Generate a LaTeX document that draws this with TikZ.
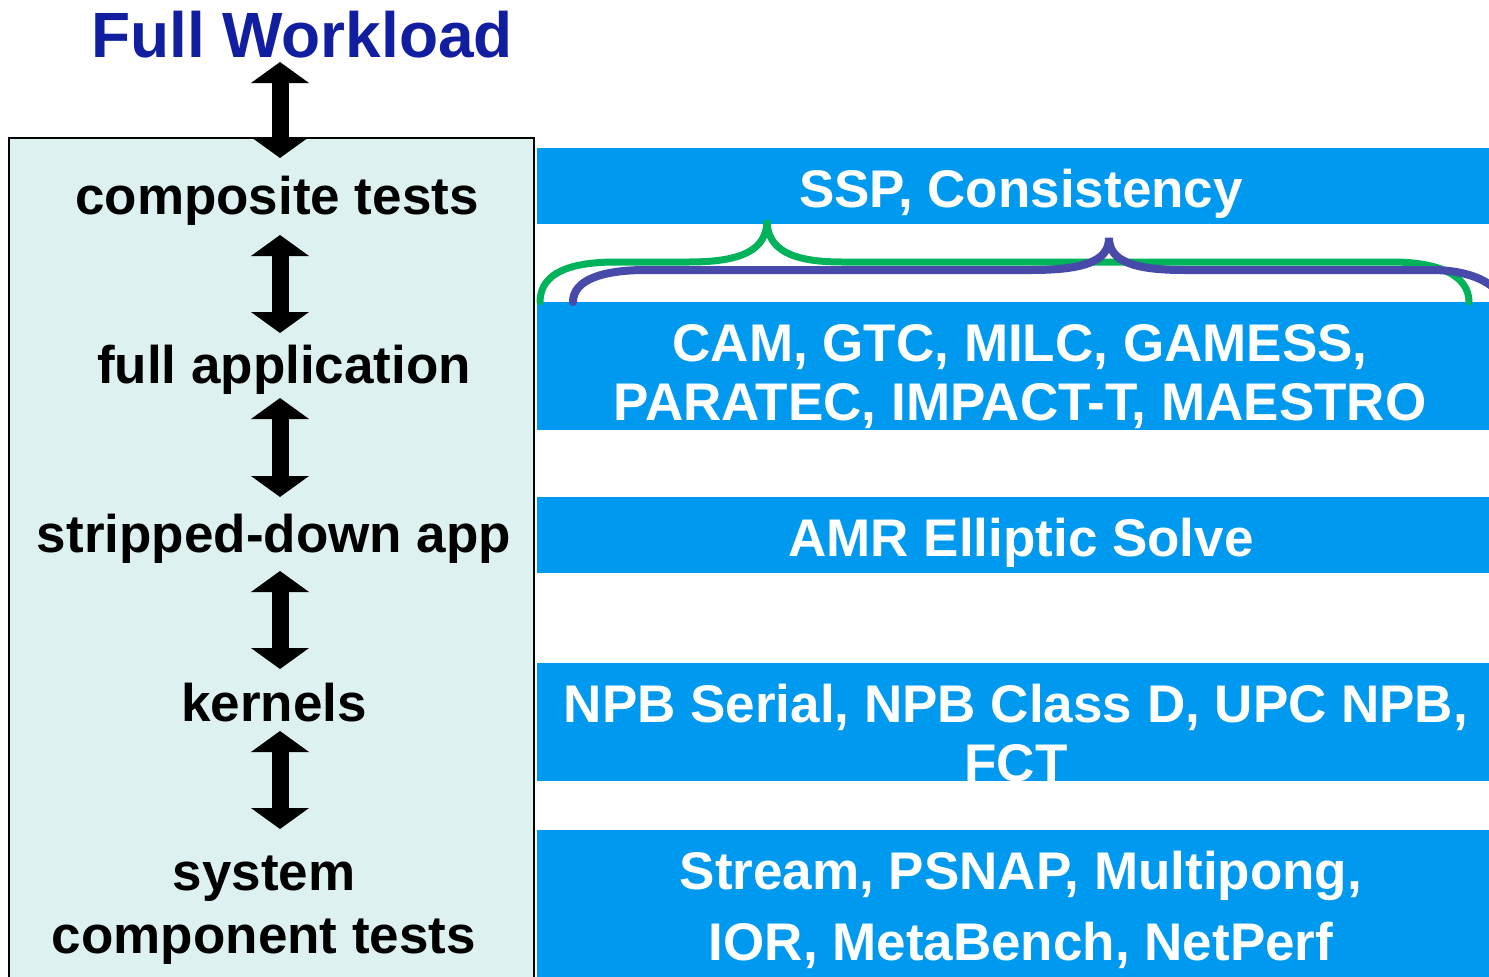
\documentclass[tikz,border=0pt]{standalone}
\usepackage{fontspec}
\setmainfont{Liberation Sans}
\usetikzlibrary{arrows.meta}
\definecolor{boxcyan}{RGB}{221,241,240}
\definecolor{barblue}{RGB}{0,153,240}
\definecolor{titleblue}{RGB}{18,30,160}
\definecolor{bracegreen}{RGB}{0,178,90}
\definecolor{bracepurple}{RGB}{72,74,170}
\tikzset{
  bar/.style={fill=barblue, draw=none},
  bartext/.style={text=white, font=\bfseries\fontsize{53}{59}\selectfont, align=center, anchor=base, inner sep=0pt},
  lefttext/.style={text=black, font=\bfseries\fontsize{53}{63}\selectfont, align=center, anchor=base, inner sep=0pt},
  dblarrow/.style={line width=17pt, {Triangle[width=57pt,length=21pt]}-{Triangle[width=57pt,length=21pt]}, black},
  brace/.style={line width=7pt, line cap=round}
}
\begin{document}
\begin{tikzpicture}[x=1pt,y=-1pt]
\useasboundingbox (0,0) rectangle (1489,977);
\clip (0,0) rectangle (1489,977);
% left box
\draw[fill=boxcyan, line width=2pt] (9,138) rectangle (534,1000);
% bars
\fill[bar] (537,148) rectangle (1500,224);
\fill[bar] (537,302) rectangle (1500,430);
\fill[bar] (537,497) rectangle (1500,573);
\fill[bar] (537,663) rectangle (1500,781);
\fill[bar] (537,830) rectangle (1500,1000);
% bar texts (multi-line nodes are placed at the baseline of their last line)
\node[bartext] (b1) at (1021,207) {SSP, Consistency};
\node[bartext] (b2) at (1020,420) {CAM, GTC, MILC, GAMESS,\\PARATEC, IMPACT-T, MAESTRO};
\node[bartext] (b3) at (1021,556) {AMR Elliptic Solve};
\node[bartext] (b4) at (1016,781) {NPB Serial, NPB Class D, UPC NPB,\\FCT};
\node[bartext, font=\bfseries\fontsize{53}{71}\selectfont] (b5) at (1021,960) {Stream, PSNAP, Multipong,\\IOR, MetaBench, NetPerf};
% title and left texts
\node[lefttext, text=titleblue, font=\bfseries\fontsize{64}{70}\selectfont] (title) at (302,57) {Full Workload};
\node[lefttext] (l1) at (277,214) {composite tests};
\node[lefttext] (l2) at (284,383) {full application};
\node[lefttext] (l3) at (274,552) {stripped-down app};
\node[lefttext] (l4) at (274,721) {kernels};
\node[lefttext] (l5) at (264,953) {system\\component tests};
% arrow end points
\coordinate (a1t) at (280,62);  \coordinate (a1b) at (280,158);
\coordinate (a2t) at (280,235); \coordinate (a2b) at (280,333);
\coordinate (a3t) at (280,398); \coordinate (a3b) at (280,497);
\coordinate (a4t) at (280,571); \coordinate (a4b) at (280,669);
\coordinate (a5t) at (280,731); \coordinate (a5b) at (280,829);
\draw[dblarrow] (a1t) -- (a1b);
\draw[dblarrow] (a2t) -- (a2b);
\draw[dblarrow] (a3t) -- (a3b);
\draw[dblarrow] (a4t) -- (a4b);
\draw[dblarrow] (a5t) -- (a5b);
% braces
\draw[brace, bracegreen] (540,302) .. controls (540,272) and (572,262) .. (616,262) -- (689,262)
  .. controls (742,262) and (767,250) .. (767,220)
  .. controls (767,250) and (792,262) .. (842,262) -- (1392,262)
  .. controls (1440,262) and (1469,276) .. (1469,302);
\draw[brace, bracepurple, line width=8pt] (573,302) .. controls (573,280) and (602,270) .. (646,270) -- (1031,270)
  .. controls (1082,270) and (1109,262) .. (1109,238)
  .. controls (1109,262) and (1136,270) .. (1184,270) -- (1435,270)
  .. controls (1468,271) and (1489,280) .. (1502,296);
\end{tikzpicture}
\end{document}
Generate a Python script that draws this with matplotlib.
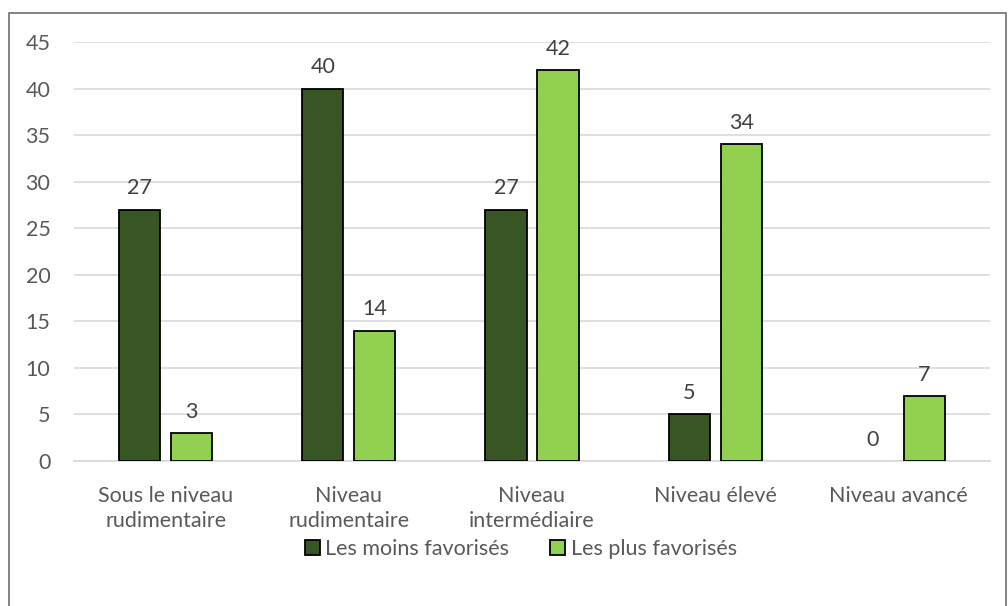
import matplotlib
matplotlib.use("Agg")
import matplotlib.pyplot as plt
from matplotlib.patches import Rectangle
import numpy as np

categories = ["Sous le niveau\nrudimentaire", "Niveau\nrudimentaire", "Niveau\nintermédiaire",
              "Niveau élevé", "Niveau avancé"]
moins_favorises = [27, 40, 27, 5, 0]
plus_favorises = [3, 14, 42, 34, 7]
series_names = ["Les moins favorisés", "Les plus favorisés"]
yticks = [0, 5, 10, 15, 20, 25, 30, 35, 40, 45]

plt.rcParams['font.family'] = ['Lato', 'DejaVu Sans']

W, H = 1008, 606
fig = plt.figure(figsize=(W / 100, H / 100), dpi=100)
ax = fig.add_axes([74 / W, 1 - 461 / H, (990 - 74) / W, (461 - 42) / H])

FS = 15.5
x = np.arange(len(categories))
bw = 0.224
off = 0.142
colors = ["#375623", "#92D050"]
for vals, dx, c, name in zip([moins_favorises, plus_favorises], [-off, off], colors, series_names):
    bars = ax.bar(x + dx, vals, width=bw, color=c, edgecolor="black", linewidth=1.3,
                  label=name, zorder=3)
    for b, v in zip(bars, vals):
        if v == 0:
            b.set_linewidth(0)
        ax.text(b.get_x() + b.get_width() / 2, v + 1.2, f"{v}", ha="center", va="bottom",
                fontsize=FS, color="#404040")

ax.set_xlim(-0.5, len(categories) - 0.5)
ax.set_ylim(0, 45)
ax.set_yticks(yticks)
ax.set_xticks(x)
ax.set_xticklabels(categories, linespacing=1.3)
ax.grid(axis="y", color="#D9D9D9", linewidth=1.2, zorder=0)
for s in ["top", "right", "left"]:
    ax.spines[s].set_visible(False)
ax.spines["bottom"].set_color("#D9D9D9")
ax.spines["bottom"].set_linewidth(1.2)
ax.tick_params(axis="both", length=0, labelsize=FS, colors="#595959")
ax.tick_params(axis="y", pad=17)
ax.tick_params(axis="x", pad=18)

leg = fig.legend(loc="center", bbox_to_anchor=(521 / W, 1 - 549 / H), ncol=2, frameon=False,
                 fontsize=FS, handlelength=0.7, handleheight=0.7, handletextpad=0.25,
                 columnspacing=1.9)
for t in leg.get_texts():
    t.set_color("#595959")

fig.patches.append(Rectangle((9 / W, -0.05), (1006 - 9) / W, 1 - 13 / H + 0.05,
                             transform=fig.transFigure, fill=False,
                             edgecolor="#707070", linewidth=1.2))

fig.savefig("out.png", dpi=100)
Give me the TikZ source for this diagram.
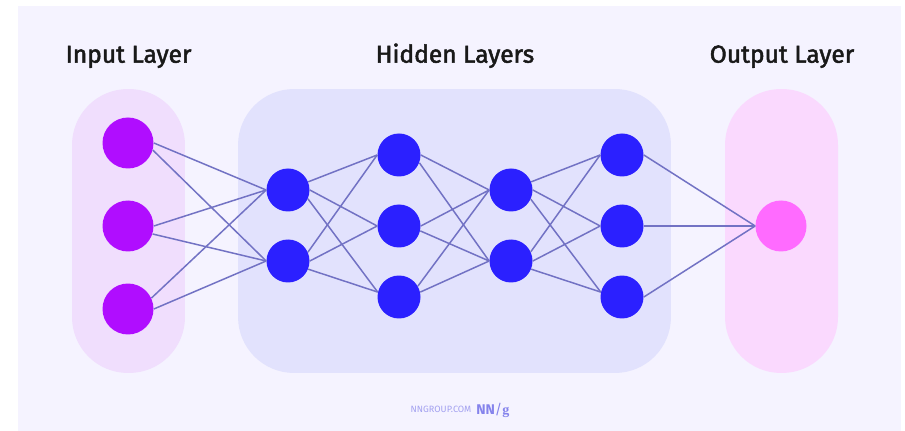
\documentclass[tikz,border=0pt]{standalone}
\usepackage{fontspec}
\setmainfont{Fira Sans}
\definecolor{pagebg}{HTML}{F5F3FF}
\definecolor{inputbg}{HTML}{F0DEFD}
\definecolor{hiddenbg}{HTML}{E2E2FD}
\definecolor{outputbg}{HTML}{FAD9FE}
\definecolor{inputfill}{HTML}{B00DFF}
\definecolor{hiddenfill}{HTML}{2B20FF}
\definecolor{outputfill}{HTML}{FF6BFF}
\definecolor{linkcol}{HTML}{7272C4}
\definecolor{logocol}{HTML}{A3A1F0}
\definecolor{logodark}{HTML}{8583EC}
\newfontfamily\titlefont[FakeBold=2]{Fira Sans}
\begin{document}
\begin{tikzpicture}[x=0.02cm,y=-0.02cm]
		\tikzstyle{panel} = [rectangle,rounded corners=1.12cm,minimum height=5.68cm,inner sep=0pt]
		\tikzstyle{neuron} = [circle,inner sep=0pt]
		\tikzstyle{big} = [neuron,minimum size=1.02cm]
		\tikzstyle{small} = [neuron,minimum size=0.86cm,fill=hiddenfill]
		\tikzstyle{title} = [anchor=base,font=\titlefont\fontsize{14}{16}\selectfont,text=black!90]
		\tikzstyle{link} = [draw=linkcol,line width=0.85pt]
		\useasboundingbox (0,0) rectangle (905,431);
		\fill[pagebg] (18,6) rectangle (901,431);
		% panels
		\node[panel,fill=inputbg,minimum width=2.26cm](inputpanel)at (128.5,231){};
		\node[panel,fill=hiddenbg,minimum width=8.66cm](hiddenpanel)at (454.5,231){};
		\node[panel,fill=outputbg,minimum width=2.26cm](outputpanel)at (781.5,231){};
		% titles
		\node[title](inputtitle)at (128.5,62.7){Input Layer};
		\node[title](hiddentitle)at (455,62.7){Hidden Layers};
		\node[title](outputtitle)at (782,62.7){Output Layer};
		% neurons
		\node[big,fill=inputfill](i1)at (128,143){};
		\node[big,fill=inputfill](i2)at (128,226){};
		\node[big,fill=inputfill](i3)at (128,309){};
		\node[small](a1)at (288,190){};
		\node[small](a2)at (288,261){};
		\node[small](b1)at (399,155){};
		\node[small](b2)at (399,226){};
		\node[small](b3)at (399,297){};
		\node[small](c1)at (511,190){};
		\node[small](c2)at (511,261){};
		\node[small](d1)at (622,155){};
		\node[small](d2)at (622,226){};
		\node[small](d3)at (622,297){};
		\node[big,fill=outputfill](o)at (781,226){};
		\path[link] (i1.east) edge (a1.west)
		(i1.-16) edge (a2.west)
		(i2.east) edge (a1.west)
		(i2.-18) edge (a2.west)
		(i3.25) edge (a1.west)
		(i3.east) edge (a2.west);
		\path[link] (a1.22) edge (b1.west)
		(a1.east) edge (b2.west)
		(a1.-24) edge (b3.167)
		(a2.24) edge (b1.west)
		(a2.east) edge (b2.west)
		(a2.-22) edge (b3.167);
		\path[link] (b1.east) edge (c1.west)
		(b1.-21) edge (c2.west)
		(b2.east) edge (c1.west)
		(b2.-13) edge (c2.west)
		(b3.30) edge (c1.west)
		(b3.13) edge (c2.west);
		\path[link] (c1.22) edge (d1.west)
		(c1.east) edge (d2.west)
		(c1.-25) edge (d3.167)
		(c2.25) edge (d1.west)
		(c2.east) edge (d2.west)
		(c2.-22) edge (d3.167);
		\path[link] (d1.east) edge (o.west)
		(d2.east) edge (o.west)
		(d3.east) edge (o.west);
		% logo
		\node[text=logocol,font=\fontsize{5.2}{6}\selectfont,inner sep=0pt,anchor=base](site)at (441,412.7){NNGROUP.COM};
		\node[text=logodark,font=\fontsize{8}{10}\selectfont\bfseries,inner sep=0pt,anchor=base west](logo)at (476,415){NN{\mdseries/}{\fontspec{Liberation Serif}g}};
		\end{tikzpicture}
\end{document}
################
Goal>
Only the lines between the one with "Generate a Python" and the one with "35, 40, 45]", those two included, get copied from the material above. Keep it exact and free of pictures.

Problem solution>
Generate a Python script that draws this with matplotlib.
import matplotlib
matplotlib.use("Agg")
import matplotlib.pyplot as plt
from matplotlib.patches import Rectangle
import numpy as np

categories = ["Sous le niveau\nrudimentaire", "Niveau\nrudimentaire", "Niveau\nintermédiaire",
              "Niveau élevé", "Niveau avancé"]
moins_favorises = [27, 40, 27, 5, 0]
plus_favorises = [3, 14, 42, 34, 7]
series_names = ["Les moins favorisés", "Les plus favorisés"]
yticks = [0, 5, 10, 15, 20, 25, 30, 35, 40, 45]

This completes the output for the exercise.